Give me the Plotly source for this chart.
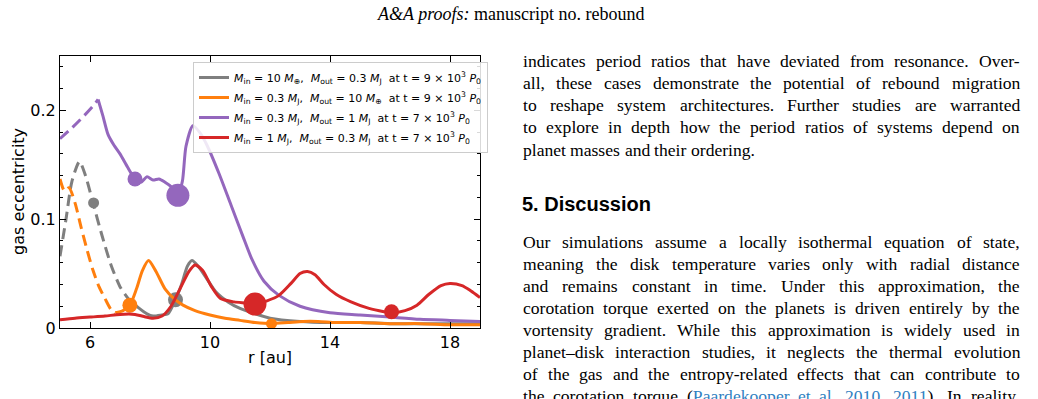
import re
import plotly.graph_objects as go

# ---------------- data ----------------
gray_r_dash = [5.0, 5.2, 5.4, 5.65, 5.85, 6.1, 6.4, 6.7, 7.0, 7.3]
gray_e_dash = [0.066, 0.100, 0.135, 0.153, 0.140, 0.115, 0.085, 0.058, 0.038, 0.026]
gray_r = [7.3, 7.6, 7.9, 8.1, 8.4, 8.6, 8.85, 9.05, 9.25, 9.4, 9.6, 9.9, 10.2, 10.6, 11.0, 11.4, 12.0, 13.0, 14.0, 15.0, 16.0, 17.0, 18.0, 19.0]
gray_e = [0.026, 0.019, 0.013, 0.011, 0.012, 0.013, 0.026, 0.040, 0.057, 0.062, 0.057, 0.045, 0.033, 0.024, 0.018, 0.014, 0.009, 0.006, 0.005, 0.005, 0.004, 0.004, 0.004, 0.004]

orange_r_dash = [5.0, 5.15, 5.3, 5.5, 5.7, 5.9, 6.1, 6.3, 6.5, 6.7, 6.85]
orange_e_dash = [0.137, 0.126, 0.129, 0.115, 0.093, 0.072, 0.053, 0.038, 0.027, 0.017, 0.014]
orange_r = [6.85, 7.1, 7.33, 7.55, 7.75, 7.95, 8.2, 8.5, 8.8, 9.1, 9.5, 10.0, 10.5, 11.0, 11.5, 12.05, 12.6, 13.1, 13.6, 14.2, 15.0, 16.0, 17.0, 18.0, 19.0]
orange_e = [0.014, 0.016, 0.021, 0.036, 0.053, 0.062, 0.052, 0.036, 0.027, 0.021, 0.016, 0.012, 0.009, 0.007, 0.005, 0.004, 0.005, 0.006, 0.006, 0.005, 0.005, 0.004, 0.004, 0.003, 0.003]

purple_r_dash = [5.0, 5.4, 5.8, 6.1, 6.27]
purple_e_dash = [0.174, 0.184, 0.195, 0.204, 0.210]
purple_r = [6.27, 6.43, 6.6, 6.8, 7.0, 7.25, 7.5, 7.7, 7.9, 8.1, 8.3, 8.5, 8.7, 8.93, 9.08, 9.2, 9.43, 9.65, 9.9, 10.3, 10.7, 11.1, 11.4, 11.8, 12.3, 13.0, 14.0, 15.0, 16.0, 17.0, 18.0, 19.0]
purple_e = [0.210, 0.195, 0.178, 0.168, 0.160, 0.148, 0.137, 0.134, 0.139, 0.136, 0.137, 0.134, 0.130, 0.122, 0.135, 0.167, 0.186, 0.180, 0.168, 0.142, 0.113, 0.084, 0.063, 0.043, 0.030, 0.020, 0.014, 0.012, 0.010, 0.008, 0.007, 0.006]

red_r = [5.0, 5.5, 6.0, 6.5, 7.0, 7.5, 7.8, 8.1, 8.4, 8.7, 9.0, 9.3, 9.5, 9.75, 10.05, 10.35, 10.8, 11.2, 11.5, 11.9, 12.3, 12.7, 13.0, 13.25, 13.5, 13.8, 14.2, 14.7, 15.3, 15.8, 16.05, 16.5, 16.9, 17.3, 17.7, 18.0, 18.4, 18.7, 19.0]
red_e = [0.0075, 0.009, 0.010, 0.011, 0.0125, 0.0125, 0.0105, 0.009, 0.011, 0.020, 0.036, 0.052, 0.058, 0.053, 0.038, 0.027, 0.024, 0.023, 0.022, 0.025, 0.030, 0.041, 0.050, 0.052, 0.049, 0.040, 0.031, 0.024, 0.018, 0.015, 0.014, 0.016, 0.021, 0.031, 0.039, 0.041, 0.039, 0.034, 0.028]

# planets: positions, eccentricity at planet, mass class
gray_planet_r = [6.12, 8.85]
gray_planet_e = [0.115, 0.026]
gray_planet_m = ["10ME", "0.3MJ"]
orange_planet_r = [7.33, 12.05]
orange_planet_e = [0.021, 0.004]
orange_planet_m = ["0.3MJ", "10ME"]
purple_planet_r = [7.5, 8.93]
purple_planet_e = [0.137, 0.122]
purple_planet_m = ["0.3MJ", "1MJ"]
red_planet_r = [11.5, 16.05]
red_planet_e = [0.022, 0.015]
red_planet_m = ["1MJ", "0.3MJ"]

legend_labels = [
    "<i>M</i><sub>in</sub> = 10 <i>M</i><sub>⊕</sub>,  <i>M</i><sub>out</sub> = 0.3 <i>M</i><sub>J</sub>  at t = 9 × 10<sup>3</sup> <i>P</i><sub>0</sub>",
    "<i>M</i><sub>in</sub> = 0.3 <i>M</i><sub>J</sub>,  <i>M</i><sub>out</sub> = 10 <i>M</i><sub>⊕</sub>  at t = 9 × 10<sup>3</sup> <i>P</i><sub>0</sub>",
    "<i>M</i><sub>in</sub> = 0.3 <i>M</i><sub>J</sub>,  <i>M</i><sub>out</sub> = 1 <i>M</i><sub>J</sub>  at t = 7 × 10<sup>3</sup> <i>P</i><sub>0</sub>",
    "<i>M</i><sub>in</sub> = 1 <i>M</i><sub>J</sub>,  <i>M</i><sub>out</sub> = 0.3 <i>M</i><sub>J</sub>  at t = 7 × 10<sup>3</sup> <i>P</i><sub>0</sub>",
]

x_ticks = [6, 10, 14, 18]
y_ticks = [0, 0.1, 0.2]
y_ticklabels = ["0", "0.1", "0.2"]

header_text = "<i>A&amp;A proofs:</i> manuscript no. rebound"
para1 = [
    "indicates period ratios that have deviated from resonance. Over-",
    "all, these cases demonstrate the potential of rebound migration",
    "to reshape system architectures. Further studies are warranted",
    "to explore in depth how the period ratios of systems depend on",
    "planet masses and their ordering.",
]
section_title = "5. Discussion"
LINK = "<span style='color:#2f7fc1'>{}</span>"
para2 = [
    "Our simulations assume a locally isothermal equation of state,",
    "meaning the disk temperature varies only with radial distance",
    "and remains constant in time. Under this approximation, the",
    "corotation torque exerted on the planets is driven entirely by the",
    "vortensity gradient. While this approximation is widely used in",
    "planet–disk interaction studies, it neglects the thermal evolution",
    "of the gas and the entropy-related effects that can contribute to",
    "the corotation torque (" + LINK.format("Paardekooper") + " " + LINK.format("et") + " "
    + LINK.format("al.") + " " + LINK.format("2010") + ", " + LINK.format("2011") + "). In reality,",
]

# ---------------- style ----------------
W = 1038
H_LAYOUT = 399
H_EFF = 389          # vertical extent the page actually renders the figure at
colors = ["#7f7f7f", "#ff7f0e", "#9467bd", "#d62728"]
msize = {"10ME": 11, "0.3MJ": 15, "1MJ": 23}
LW = 3
PLOT_L, PLOT_R, PLOT_T, PLOT_B = 60, 480, 56, 328
TXT_L, TXT_R = 522, 1019
BODY_SIZE = 17.6
BODY_FONT = "Liberation Serif"

# Times-Roman advance widths (per 1000 em)
TW = {' ': 250, ',': 250, '.': 250, '-': 333, '–': 500, '(': 333, ')': 333, ':': 278, ';': 278,
      'A': 722, 'B': 667, 'C': 667, 'D': 722, 'E': 611, 'F': 556, 'G': 722, 'H': 722, 'I': 333,
      'J': 389, 'K': 722, 'L': 611, 'M': 889, 'N': 722, 'O': 722, 'P': 556, 'Q': 722, 'R': 667,
      'S': 556, 'T': 611, 'U': 722, 'V': 722, 'W': 944, 'X': 722, 'Y': 722, 'Z': 611,
      'a': 444, 'b': 500, 'c': 444, 'd': 500, 'e': 444, 'f': 333, 'g': 500, 'h': 500, 'i': 278,
      'j': 278, 'k': 500, 'l': 278, 'm': 778, 'n': 500, 'o': 500, 'p': 500, 'q': 500, 'r': 333,
      's': 389, 't': 278, 'u': 500, 'v': 500, 'w': 722, 'x': 500, 'y': 500, 'z': 444}


def word_width(w, size):
    plain = re.sub(r"<[^>]+>", "", w)
    return sum(TW.get(ch, 500) for ch in plain) * size / 1000.0


def split_words(line):
    # split on spaces that are not inside an html tag
    return re.split(r" (?![^<]*>)", line)


def px(x):
    return x / W


def py(y):
    return 1 - y / H_EFF


series = [
    (gray_r_dash, gray_e_dash, gray_r, gray_e, gray_planet_r, gray_planet_e, gray_planet_m),
    (orange_r_dash, orange_e_dash, orange_r, orange_e, orange_planet_r, orange_planet_e, orange_planet_m),
    (purple_r_dash, purple_e_dash, purple_r, purple_e, purple_planet_r, purple_planet_e, purple_planet_m),
    (None, None, red_r, red_e, red_planet_r, red_planet_e, red_planet_m),
]

fig = go.Figure()
for i, (rd, ed, rs, es, pr, pe, pm) in enumerate(series):
    c = colors[i]
    if rd is not None:
        fig.add_trace(go.Scatter(x=rd, y=ed, mode="lines", showlegend=False, legendgroup=f"g{i}",
                                 line=dict(color=c, width=LW, dash="11px,6px", shape="spline", smoothing=0.7),
                                 hoverinfo="skip"))
    fig.add_trace(go.Scatter(x=rs, y=es, mode="lines", name=legend_labels[i], legendgroup=f"g{i}",
                             line=dict(color=c, width=LW, shape="spline", smoothing=0.7)))
    fig.add_trace(go.Scatter(x=pr, y=pe, mode="markers", showlegend=False, legendgroup=f"g{i}",
                             marker=dict(color=c, opacity=1, size=[msize[m] for m in pm], line=dict(width=0))))

axis_common = dict(showline=True, linecolor="black", linewidth=1, mirror="allticks",
                   ticks="inside", ticklen=6, tickwidth=1, tickcolor="black",
                   showgrid=False, zeroline=False,
                   tickfont=dict(family="DejaVu Sans", size=16, color="black"))

fig.update_xaxes(range=[5, 19], tickvals=x_ticks, domain=[px(PLOT_L), px(PLOT_R)],
                 **axis_common)
fig.update_yaxes(range=[0, 0.25], tickvals=y_ticks, ticktext=y_ticklabels,
                 domain=[py(PLOT_B), py(PLOT_T)],
                 minor=dict(ticks="inside", ticklen=3, tickwidth=1, tickcolor="black", dtick=0.02, tick0=0),
                 **axis_common)

ann = []
ann.append(dict(text="gas eccentricity", x=px(18), y=py(192), textangle=-90, xanchor="center",
                font=dict(family="DejaVu Sans", size=16, color="black")))
ann.append(dict(text="r [au]", x=px(270), y=py(357), xanchor="center",
                font=dict(family="DejaVu Sans", size=16, color="black")))
ann.append(dict(text=header_text, x=px(510), y=py(14), xanchor="center",
                font=dict(family=BODY_FONT, size=18, color="black")))
ann.append(dict(text="<b>" + section_title + "</b>", x=px(520), y=py(204), xanchor="left",
                font=dict(family="Liberation Sans", size=20, color="black")))


def add_paragraph(lines, y0, dy, last_is_end):
    for k, line in enumerate(lines):
        y = y0 + k * dy
        words = split_words(line)
        justify = not (last_is_end and k == len(lines) - 1)
        widths = [word_width(w, BODY_SIZE) for w in words]
        if justify and len(words) > 1:
            gap = (TXT_R - TXT_L - sum(widths)) / (len(words) - 1)
        else:
            gap = TW[' '] * BODY_SIZE / 1000.0
        x = TXT_L
        for w, ww in zip(words, widths):
            ann.append(dict(text=w, x=px(x), y=py(y), xanchor="left", borderpad=0,
                            font=dict(family=BODY_FONT, size=BODY_SIZE, color="black")))
            x += ww + gap


add_paragraph(para1, 60.5, 22.3, True)
add_paragraph(para2, 241.5, 22.0, False)

for a in ann:
    a.update(xref="paper", yref="paper", yanchor="middle", showarrow=False)

fig.update_layout(
    width=W, height=H_LAYOUT,
    margin=dict(l=0, r=0, t=0, b=0),
    paper_bgcolor="white", plot_bgcolor="white",
    annotations=ann,
    legend=dict(x=px(193), y=py(62), xanchor="left", yanchor="top",
                bgcolor="rgba(255,255,255,0.85)", bordercolor="#cccccc", borderwidth=1,
                font=dict(family="DejaVu Sans", size=11, color="black"),
                itemwidth=30, tracegroupgap=1, traceorder="grouped"),
    showlegend=True,
)

fig.write_html("out.html")
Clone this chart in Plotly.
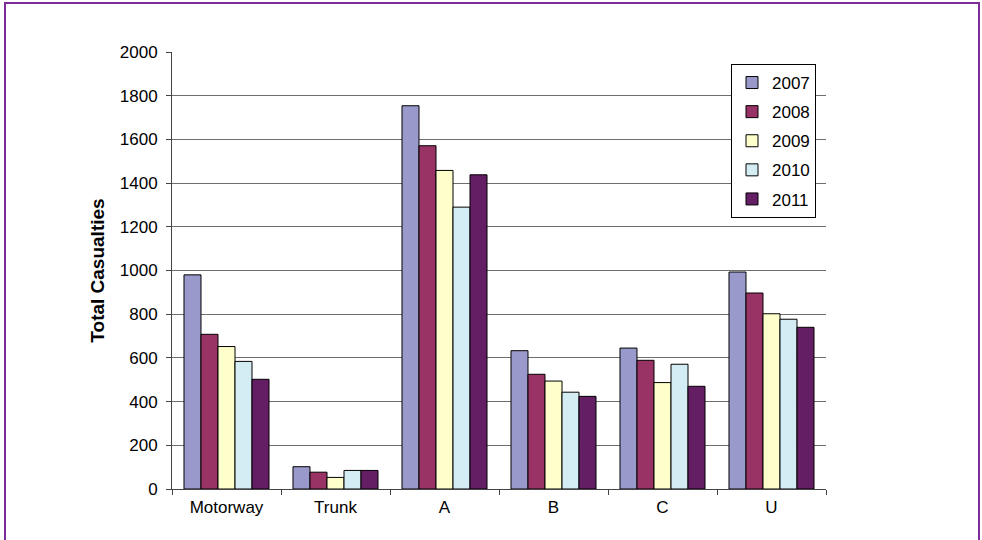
import plotly.graph_objects as go

categories = ["Motorway", "Trunk", "A", "B", "C", "U"]
years = ["2007", "2008", "2009", "2010", "2011"]
v2007 = [980, 102, 1754, 633, 645, 993]
v2008 = [708, 77, 1571, 525, 589, 897]
v2009 = [652, 53, 1458, 494, 487, 802]
v2010 = [584, 85, 1290, 443, 571, 777]
v2011 = [502, 85, 1438, 424, 470, 740]
series = [v2007, v2008, v2009, v2010, v2011]
colors = ["#9999CC", "#993366", "#FFFFCC", "#D4ECF4", "#641E64"]

fig = go.Figure()
for y, vals, c in zip(years, series, colors):
    fig.add_trace(go.Bar(
        x=categories, y=vals, name=y, legendgroup=y,
        marker=dict(color=c, line=dict(color="#000000", width=1)),
    ))

L, R, T, B = 172, 156, 52, 51
W, H = 982, 540
pw, ph = W - L - R, H - T - B

def px(x):
    return (x - L) / pw

def py(y):
    return (H - B - y) / ph

fig.add_shape(type="rect", xref="paper", yref="paper",
              x0=px(5), x1=px(979), y0=py(560), y1=py(3),
              line=dict(color="#7B2C9A", width=2), layer="below")

FS = 17
fig.update_layout(
    width=W, height=H,
    margin=dict(l=L, r=R, t=T, b=B),
    paper_bgcolor="white", plot_bgcolor="white",
    font=dict(family="Liberation Sans, Arial", size=FS, color="#000"),
    barmode="group", bargap=0.22, bargroupgap=0,
    showlegend=True,
    legend=dict(x=px(731), y=py(64), xanchor="left", yanchor="top",
                bgcolor="white", bordercolor="#000", borderwidth=1,
                font=dict(size=FS), tracegroupgap=4, traceorder="grouped",
                itemwidth=30),
    xaxis=dict(type="category", showline=True, linecolor="#444", linewidth=1,
               ticks="outside", tickson="boundaries", ticklen=5, tickcolor="#444",
               showgrid=False, tickfont=dict(size=FS), ticklabelstandoff=3),
    yaxis=dict(range=[0, 2000], dtick=200, showline=True, linecolor="#444", linewidth=1,
               ticks="outside", ticklen=5, tickcolor="#444",
               showgrid=True, gridcolor="#6e6e6e", gridwidth=1,
               zeroline=False, tickfont=dict(size=FS), ticklabelstandoff=5,
               title=dict(text="<b>Total Casualties</b>", font=dict(size=19), standoff=10)),
)

fig.write_html("out.html")
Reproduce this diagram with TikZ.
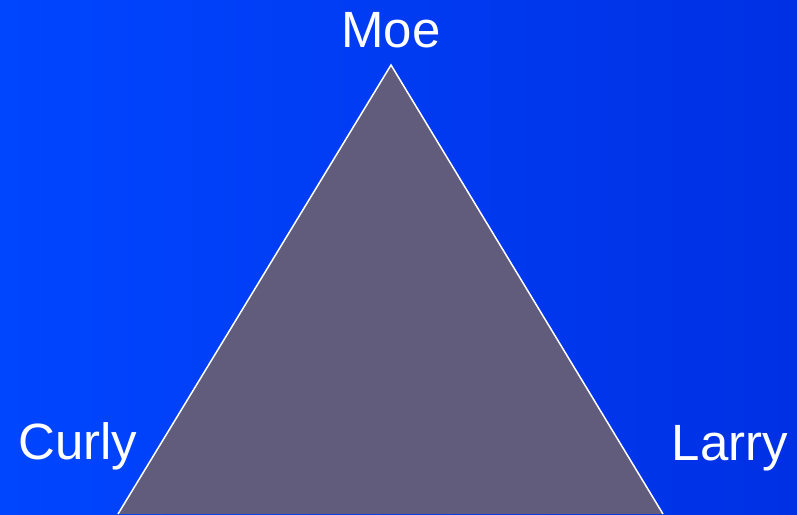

# YOUR GOAL
Omit the pictures, then repeat exactly each line from the beginning of the listing through the line with "0.004, 0.003, 0.003]".

# EXERCISE OUTPUT
Give me the Plotly source for this chart.
import re
import plotly.graph_objects as go

# ---------------- data ----------------
gray_r_dash = [5.0, 5.2, 5.4, 5.65, 5.85, 6.1, 6.4, 6.7, 7.0, 7.3]
gray_e_dash = [0.066, 0.100, 0.135, 0.153, 0.140, 0.115, 0.085, 0.058, 0.038, 0.026]
gray_r = [7.3, 7.6, 7.9, 8.1, 8.4, 8.6, 8.85, 9.05, 9.25, 9.4, 9.6, 9.9, 10.2, 10.6, 11.0, 11.4, 12.0, 13.0, 14.0, 15.0, 16.0, 17.0, 18.0, 19.0]
gray_e = [0.026, 0.019, 0.013, 0.011, 0.012, 0.013, 0.026, 0.040, 0.057, 0.062, 0.057, 0.045, 0.033, 0.024, 0.018, 0.014, 0.009, 0.006, 0.005, 0.005, 0.004, 0.004, 0.004, 0.004]

orange_r_dash = [5.0, 5.15, 5.3, 5.5, 5.7, 5.9, 6.1, 6.3, 6.5, 6.7, 6.85]
orange_e_dash = [0.137, 0.126, 0.129, 0.115, 0.093, 0.072, 0.053, 0.038, 0.027, 0.017, 0.014]
orange_r = [6.85, 7.1, 7.33, 7.55, 7.75, 7.95, 8.2, 8.5, 8.8, 9.1, 9.5, 10.0, 10.5, 11.0, 11.5, 12.05, 12.6, 13.1, 13.6, 14.2, 15.0, 16.0, 17.0, 18.0, 19.0]
orange_e = [0.014, 0.016, 0.021, 0.036, 0.053, 0.062, 0.052, 0.036, 0.027, 0.021, 0.016, 0.012, 0.009, 0.007, 0.005, 0.004, 0.005, 0.006, 0.006, 0.005, 0.005, 0.004, 0.004, 0.003, 0.003]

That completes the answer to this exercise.